I talked yesterday with a newbie writer who'd contacted me for advice. She's been in query letter hell for the last year and was looking for a fresh perspective. I agreed to read her query letter and first chapter.
There was good news and bad news.
The good news is that she is a very competent writer. Her use of language and imagery were terrific. The chapter I read was clean and polished: she got right into the story without any backstory to slow down the action, and there were no grammatical errors. Her query letter was short and business-like with a brief synopsis.
She'd written a fantasy novel about a small group of vampires who protected the world from evil members of their kind who preyed on humans. Her hero was a brooding loner tired of his long life who unexpectedly found love with a spunky young woman he'd saved from an attack.

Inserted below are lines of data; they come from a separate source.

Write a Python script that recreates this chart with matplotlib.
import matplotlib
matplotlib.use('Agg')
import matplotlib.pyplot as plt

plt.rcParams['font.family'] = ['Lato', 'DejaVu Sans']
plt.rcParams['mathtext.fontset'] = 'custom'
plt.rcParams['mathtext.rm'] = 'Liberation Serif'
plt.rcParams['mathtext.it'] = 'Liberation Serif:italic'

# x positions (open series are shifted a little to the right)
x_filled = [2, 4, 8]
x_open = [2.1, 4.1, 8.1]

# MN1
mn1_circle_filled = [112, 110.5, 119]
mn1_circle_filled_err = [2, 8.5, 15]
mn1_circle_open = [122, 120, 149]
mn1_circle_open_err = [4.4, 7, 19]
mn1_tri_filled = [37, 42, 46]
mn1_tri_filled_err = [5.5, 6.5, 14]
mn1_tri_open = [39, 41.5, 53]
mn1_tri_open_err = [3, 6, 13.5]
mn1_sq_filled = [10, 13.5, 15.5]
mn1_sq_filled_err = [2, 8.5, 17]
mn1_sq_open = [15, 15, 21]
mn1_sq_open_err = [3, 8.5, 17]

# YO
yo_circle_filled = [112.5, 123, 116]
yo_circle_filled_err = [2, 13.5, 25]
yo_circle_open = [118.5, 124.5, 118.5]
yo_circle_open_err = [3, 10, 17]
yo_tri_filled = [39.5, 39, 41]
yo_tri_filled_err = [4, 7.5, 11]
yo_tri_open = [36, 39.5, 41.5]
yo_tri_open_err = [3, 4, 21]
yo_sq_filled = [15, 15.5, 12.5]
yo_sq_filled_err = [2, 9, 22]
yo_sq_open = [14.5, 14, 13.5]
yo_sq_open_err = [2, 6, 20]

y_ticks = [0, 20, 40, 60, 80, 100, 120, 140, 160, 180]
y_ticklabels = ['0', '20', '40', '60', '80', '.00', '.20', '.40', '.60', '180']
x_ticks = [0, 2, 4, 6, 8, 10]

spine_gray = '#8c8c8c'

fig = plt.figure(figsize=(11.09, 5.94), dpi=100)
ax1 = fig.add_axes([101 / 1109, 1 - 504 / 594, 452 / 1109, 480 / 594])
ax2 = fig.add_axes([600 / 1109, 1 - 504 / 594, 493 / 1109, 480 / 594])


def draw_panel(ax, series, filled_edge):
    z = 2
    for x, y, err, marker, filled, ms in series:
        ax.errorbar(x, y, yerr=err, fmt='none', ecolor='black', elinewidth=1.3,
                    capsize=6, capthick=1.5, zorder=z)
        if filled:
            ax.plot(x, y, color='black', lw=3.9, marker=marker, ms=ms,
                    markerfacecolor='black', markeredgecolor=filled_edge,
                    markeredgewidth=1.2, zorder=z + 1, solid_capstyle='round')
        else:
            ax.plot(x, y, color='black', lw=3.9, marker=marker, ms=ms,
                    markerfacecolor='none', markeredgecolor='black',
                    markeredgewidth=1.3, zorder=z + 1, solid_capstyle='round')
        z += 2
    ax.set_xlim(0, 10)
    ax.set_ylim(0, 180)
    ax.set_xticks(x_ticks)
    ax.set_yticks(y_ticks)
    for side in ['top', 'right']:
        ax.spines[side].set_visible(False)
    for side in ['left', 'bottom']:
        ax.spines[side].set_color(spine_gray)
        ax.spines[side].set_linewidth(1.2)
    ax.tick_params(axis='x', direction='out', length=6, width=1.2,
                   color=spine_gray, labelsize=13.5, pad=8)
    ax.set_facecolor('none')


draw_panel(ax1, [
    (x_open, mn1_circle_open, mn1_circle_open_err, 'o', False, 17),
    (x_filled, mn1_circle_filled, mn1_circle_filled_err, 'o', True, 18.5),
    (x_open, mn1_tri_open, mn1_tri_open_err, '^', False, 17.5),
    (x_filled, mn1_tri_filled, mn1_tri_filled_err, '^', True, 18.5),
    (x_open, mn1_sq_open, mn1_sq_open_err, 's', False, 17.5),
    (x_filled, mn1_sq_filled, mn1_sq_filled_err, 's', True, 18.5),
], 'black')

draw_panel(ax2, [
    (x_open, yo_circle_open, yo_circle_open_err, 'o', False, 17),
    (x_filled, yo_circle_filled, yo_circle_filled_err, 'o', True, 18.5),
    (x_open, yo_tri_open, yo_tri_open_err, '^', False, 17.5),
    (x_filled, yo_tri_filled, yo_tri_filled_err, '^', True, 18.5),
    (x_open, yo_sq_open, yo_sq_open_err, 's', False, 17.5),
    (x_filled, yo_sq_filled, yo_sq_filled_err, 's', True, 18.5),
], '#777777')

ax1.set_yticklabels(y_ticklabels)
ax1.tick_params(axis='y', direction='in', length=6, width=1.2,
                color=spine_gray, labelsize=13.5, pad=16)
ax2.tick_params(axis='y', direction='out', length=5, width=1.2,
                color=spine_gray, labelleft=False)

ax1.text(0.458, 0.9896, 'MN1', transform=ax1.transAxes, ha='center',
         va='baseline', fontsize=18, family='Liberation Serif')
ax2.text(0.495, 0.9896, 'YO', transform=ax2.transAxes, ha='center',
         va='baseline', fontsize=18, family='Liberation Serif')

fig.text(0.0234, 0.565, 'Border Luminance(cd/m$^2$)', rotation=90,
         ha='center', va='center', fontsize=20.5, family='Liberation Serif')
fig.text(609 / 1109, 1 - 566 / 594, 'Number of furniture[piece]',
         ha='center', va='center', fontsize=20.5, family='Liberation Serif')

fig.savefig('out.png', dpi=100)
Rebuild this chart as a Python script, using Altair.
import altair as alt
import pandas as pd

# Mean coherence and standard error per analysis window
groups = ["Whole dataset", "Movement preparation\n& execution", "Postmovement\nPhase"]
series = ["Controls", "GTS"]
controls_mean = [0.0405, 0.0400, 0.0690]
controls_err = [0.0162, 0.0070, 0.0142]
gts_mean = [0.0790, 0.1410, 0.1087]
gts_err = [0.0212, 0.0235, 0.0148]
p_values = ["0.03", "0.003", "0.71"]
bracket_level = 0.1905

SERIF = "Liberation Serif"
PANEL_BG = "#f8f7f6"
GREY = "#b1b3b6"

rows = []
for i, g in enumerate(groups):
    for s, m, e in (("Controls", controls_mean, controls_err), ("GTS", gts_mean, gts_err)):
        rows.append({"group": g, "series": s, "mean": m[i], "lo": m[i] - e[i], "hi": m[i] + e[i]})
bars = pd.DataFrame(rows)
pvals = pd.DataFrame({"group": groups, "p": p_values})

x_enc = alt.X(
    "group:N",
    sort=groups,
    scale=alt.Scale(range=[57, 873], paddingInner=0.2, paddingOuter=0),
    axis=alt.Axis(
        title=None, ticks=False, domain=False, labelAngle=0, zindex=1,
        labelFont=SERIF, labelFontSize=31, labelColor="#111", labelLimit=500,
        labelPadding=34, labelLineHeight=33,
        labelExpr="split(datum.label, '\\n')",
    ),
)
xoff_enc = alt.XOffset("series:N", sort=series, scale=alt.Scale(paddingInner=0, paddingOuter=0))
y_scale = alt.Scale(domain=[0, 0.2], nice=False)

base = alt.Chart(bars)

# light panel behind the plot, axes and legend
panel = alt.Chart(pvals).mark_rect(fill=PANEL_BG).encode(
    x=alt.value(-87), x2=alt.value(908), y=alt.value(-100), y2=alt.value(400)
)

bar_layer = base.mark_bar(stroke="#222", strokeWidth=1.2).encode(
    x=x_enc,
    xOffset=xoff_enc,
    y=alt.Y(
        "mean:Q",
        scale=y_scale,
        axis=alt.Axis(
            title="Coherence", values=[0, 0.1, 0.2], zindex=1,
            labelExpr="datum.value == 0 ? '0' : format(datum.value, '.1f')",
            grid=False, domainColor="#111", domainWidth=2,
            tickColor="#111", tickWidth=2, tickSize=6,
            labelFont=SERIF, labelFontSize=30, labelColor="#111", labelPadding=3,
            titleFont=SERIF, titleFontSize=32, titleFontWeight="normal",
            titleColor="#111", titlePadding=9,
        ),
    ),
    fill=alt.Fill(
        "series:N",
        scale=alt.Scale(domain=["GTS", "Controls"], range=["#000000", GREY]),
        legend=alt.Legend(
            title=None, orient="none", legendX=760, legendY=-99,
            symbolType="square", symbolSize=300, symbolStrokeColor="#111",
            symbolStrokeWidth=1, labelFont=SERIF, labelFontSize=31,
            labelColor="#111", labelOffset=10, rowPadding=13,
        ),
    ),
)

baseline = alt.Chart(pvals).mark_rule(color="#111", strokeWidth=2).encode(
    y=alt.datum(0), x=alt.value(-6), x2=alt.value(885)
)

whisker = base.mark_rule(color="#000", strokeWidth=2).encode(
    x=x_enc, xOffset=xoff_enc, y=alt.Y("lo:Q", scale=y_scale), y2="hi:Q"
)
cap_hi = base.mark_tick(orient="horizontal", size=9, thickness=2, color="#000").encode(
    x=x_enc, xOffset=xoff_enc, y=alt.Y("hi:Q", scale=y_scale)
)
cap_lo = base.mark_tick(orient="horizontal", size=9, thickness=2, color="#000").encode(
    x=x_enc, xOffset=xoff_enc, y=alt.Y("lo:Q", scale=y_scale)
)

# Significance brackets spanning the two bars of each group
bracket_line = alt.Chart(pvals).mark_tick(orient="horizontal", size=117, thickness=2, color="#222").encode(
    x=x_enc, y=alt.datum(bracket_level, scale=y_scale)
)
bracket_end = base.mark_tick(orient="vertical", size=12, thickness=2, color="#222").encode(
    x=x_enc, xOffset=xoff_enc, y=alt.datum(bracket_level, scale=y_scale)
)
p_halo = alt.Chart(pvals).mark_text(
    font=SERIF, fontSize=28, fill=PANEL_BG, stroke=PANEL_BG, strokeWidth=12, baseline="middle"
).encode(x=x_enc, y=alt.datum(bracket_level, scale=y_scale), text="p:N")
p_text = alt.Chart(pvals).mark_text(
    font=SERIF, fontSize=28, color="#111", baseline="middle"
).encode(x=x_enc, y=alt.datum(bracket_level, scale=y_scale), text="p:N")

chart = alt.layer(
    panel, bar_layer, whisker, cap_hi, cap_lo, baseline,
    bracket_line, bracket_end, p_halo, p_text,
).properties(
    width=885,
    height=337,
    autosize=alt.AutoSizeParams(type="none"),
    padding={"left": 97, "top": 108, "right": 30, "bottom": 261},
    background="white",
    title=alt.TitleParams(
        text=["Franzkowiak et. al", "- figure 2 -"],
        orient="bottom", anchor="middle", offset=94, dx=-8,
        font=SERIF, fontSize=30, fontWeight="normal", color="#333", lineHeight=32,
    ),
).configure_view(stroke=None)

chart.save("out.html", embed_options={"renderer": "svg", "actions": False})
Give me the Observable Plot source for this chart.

During our phone call, I told her all the good things I'd seen about the letter and her chapter. She wailed, "Then why aren't any agents interested in me? I researched carefully and only sent letters to agents who represent novels like mine."
I'd already asked whether she's getting form letters or personal responses from the agents she'd queried. Well over half the letters she is receiving are personal letters or form letters with personal notes added to them.
I said, "Let me take a stab at what they're saying. Things like, 'You write well, but this just didn't grab me.' Or 'This isn't what I'm looking for at this time'."
She practically jumped through the phone at me. "That's it. Exactly!"
I gave her the bad news. Her novel premise was derivative. Every agent she'd queried had seen it all before ... done by writers they already represented. There was nothing new or exciting about her manuscript.
She asked, "Isn't there anyone who'd be interested in my story?"
I said, "Sure, you could probably sell it to an online publisher. Releasing it as an e-book doesn't represent a huge risk to them so it would be easier to find a publisher that way. However, agents only eat when they can make a kill. A story everyone has seen before--and which their own clients have already written--won't excite them very much."
We continued to talk. She loves to read paranormal and wants to write what she reads. I began probing. Her interest in para-
normals started with her African-American grandmother who used to tell her voodoo stories.
I said, "Why not write a different kind of paranormal? Think about writing a voodoo story."
"I wouldn't know how to begin."
"How did you begin the novel you sent me?" I asked.
"That was easy. I knew how to write about vampires."
She couldn't see my grin over the phone. "Yeah, because you were following the template dozens of other writers established long before you arrived. Create your own template. Make readers want to know what happens next because you aren't writing a formulaic story."
My new friend faces the classic writer's dilemma. You know what's popular and what's selling today. You want to jump on the bandwagon. But you have to earn your own place in that parade. You can't just grab onto another writer's coattails.
Write what you love. Just make certain it's YOUR story you're telling.